═══ PROVIDED DATA

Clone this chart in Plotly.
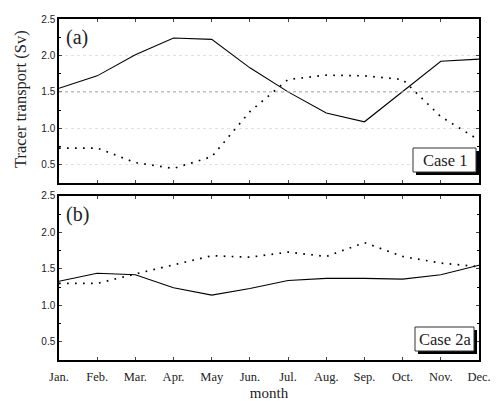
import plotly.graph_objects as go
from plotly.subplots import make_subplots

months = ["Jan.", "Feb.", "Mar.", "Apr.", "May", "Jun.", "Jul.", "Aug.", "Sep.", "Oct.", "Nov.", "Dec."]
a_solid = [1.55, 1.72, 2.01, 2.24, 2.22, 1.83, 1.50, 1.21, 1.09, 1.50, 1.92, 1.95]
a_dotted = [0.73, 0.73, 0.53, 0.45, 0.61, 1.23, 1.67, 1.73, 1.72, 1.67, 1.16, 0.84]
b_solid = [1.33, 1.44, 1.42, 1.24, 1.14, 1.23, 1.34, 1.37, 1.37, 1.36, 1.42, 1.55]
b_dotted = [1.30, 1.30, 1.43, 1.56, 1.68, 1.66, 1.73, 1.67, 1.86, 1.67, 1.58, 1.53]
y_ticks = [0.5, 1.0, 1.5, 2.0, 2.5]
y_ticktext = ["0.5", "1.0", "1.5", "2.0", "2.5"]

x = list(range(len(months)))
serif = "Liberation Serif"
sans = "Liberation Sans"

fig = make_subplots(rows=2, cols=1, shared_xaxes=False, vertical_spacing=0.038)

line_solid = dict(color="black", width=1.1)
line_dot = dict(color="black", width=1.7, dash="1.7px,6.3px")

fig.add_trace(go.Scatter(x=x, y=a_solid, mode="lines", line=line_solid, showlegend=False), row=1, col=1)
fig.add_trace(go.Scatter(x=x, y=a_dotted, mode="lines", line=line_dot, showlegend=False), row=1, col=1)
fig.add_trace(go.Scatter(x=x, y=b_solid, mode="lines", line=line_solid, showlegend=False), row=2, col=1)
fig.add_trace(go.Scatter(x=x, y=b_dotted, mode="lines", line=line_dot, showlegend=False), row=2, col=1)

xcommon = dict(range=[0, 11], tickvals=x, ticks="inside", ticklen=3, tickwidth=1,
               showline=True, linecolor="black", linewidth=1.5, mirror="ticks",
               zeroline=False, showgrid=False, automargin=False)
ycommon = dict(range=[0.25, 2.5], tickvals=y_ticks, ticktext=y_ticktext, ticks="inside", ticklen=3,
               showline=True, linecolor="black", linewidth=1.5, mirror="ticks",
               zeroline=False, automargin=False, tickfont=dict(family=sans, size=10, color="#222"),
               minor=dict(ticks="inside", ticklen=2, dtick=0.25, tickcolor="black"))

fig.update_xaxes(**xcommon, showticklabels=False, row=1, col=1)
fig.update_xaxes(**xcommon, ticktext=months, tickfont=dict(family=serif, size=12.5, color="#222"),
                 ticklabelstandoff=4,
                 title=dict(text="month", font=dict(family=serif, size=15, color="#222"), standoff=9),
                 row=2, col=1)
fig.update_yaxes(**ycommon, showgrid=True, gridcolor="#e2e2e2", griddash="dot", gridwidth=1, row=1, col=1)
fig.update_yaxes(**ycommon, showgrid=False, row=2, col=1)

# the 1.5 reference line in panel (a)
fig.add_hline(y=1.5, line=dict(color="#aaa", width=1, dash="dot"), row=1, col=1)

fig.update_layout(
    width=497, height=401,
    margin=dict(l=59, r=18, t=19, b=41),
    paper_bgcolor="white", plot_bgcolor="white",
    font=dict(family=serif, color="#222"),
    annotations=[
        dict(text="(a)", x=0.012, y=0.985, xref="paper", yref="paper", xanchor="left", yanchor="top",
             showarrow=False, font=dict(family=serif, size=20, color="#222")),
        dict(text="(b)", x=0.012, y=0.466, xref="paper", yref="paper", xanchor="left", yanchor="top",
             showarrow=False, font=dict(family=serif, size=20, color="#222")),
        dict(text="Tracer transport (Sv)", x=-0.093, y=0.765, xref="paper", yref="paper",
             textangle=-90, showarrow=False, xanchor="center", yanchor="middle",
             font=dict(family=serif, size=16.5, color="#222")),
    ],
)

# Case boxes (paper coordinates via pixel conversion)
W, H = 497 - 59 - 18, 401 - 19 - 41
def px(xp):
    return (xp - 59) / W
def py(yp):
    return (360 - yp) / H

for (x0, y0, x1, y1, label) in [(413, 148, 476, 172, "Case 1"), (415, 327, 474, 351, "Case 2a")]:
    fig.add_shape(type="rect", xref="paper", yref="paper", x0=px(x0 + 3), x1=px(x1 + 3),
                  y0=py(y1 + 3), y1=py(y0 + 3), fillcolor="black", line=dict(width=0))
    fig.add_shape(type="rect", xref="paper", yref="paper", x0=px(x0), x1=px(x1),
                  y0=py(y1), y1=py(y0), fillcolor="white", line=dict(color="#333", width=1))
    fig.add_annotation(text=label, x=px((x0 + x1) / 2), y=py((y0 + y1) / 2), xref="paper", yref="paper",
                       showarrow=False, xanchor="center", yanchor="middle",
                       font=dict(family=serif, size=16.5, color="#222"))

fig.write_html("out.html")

══════

▶ _PROBLEM TO WORK ON_: Give back the whole listing as it stands, minus its pictures.

▶ _COMPLETED EXERCISE_:
Clone this chart in Plotly.
import plotly.graph_objects as go
from plotly.subplots import make_subplots

months = ["Jan.", "Feb.", "Mar.", "Apr.", "May", "Jun.", "Jul.", "Aug.", "Sep.", "Oct.", "Nov.", "Dec."]
a_solid = [1.55, 1.72, 2.01, 2.24, 2.22, 1.83, 1.50, 1.21, 1.09, 1.50, 1.92, 1.95]
a_dotted = [0.73, 0.73, 0.53, 0.45, 0.61, 1.23, 1.67, 1.73, 1.72, 1.67, 1.16, 0.84]
b_solid = [1.33, 1.44, 1.42, 1.24, 1.14, 1.23, 1.34, 1.37, 1.37, 1.36, 1.42, 1.55]
b_dotted = [1.30, 1.30, 1.43, 1.56, 1.68, 1.66, 1.73, 1.67, 1.86, 1.67, 1.58, 1.53]
y_ticks = [0.5, 1.0, 1.5, 2.0, 2.5]
y_ticktext = ["0.5", "1.0", "1.5", "2.0", "2.5"]

x = list(range(len(months)))
serif = "Liberation Serif"
sans = "Liberation Sans"

fig = make_subplots(rows=2, cols=1, shared_xaxes=False, vertical_spacing=0.038)

line_solid = dict(color="black", width=1.1)
line_dot = dict(color="black", width=1.7, dash="1.7px,6.3px")

fig.add_trace(go.Scatter(x=x, y=a_solid, mode="lines", line=line_solid, showlegend=False), row=1, col=1)
fig.add_trace(go.Scatter(x=x, y=a_dotted, mode="lines", line=line_dot, showlegend=False), row=1, col=1)
fig.add_trace(go.Scatter(x=x, y=b_solid, mode="lines", line=line_solid, showlegend=False), row=2, col=1)
fig.add_trace(go.Scatter(x=x, y=b_dotted, mode="lines", line=line_dot, showlegend=False), row=2, col=1)

xcommon = dict(range=[0, 11], tickvals=x, ticks="inside", ticklen=3, tickwidth=1,
               showline=True, linecolor="black", linewidth=1.5, mirror="ticks",
               zeroline=False, showgrid=False, automargin=False)
ycommon = dict(range=[0.25, 2.5], tickvals=y_ticks, ticktext=y_ticktext, ticks="inside", ticklen=3,
               showline=True, linecolor="black", linewidth=1.5, mirror="ticks",
               zeroline=False, automargin=False, tickfont=dict(family=sans, size=10, color="#222"),
               minor=dict(ticks="inside", ticklen=2, dtick=0.25, tickcolor="black"))

fig.update_xaxes(**xcommon, showticklabels=False, row=1, col=1)
fig.update_xaxes(**xcommon, ticktext=months, tickfont=dict(family=serif, size=12.5, color="#222"),
                 ticklabelstandoff=4,
                 title=dict(text="month", font=dict(family=serif, size=15, color="#222"), standoff=9),
                 row=2, col=1)
fig.update_yaxes(**ycommon, showgrid=True, gridcolor="#e2e2e2", griddash="dot", gridwidth=1, row=1, col=1)
fig.update_yaxes(**ycommon, showgrid=False, row=2, col=1)

# the 1.5 reference line in panel (a)
fig.add_hline(y=1.5, line=dict(color="#aaa", width=1, dash="dot"), row=1, col=1)

fig.update_layout(
    width=497, height=401,
    margin=dict(l=59, r=18, t=19, b=41),
    paper_bgcolor="white", plot_bgcolor="white",
    font=dict(family=serif, color="#222"),
    annotations=[
        dict(text="(a)", x=0.012, y=0.985, xref="paper", yref="paper", xanchor="left", yanchor="top",
             showarrow=False, font=dict(family=serif, size=20, color="#222")),
        dict(text="(b)", x=0.012, y=0.466, xref="paper", yref="paper", xanchor="left", yanchor="top",
             showarrow=False, font=dict(family=serif, size=20, color="#222")),
        dict(text="Tracer transport (Sv)", x=-0.093, y=0.765, xref="paper", yref="paper",
             textangle=-90, showarrow=False, xanchor="center", yanchor="middle",
             font=dict(family=serif, size=16.5, color="#222")),
    ],
)

# Case boxes (paper coordinates via pixel conversion)
W, H = 497 - 59 - 18, 401 - 19 - 41
def px(xp):
    return (xp - 59) / W
def py(yp):
    return (360 - yp) / H

for (x0, y0, x1, y1, label) in [(413, 148, 476, 172, "Case 1"), (415, 327, 474, 351, "Case 2a")]:
    fig.add_shape(type="rect", xref="paper", yref="paper", x0=px(x0 + 3), x1=px(x1 + 3),
                  y0=py(y1 + 3), y1=py(y0 + 3), fillcolor="black", line=dict(width=0))
    fig.add_shape(type="rect", xref="paper", yref="paper", x0=px(x0), x1=px(x1),
                  y0=py(y1), y1=py(y0), fillcolor="white", line=dict(color="#333", width=1))
    fig.add_annotation(text=label, x=px((x0 + x1) / 2), y=py((y0 + y1) / 2), xref="paper", yref="paper",
                       showarrow=False, xanchor="center", yanchor="middle",
                       font=dict(family=serif, size=16.5, color="#222"))

fig.write_html("out.html")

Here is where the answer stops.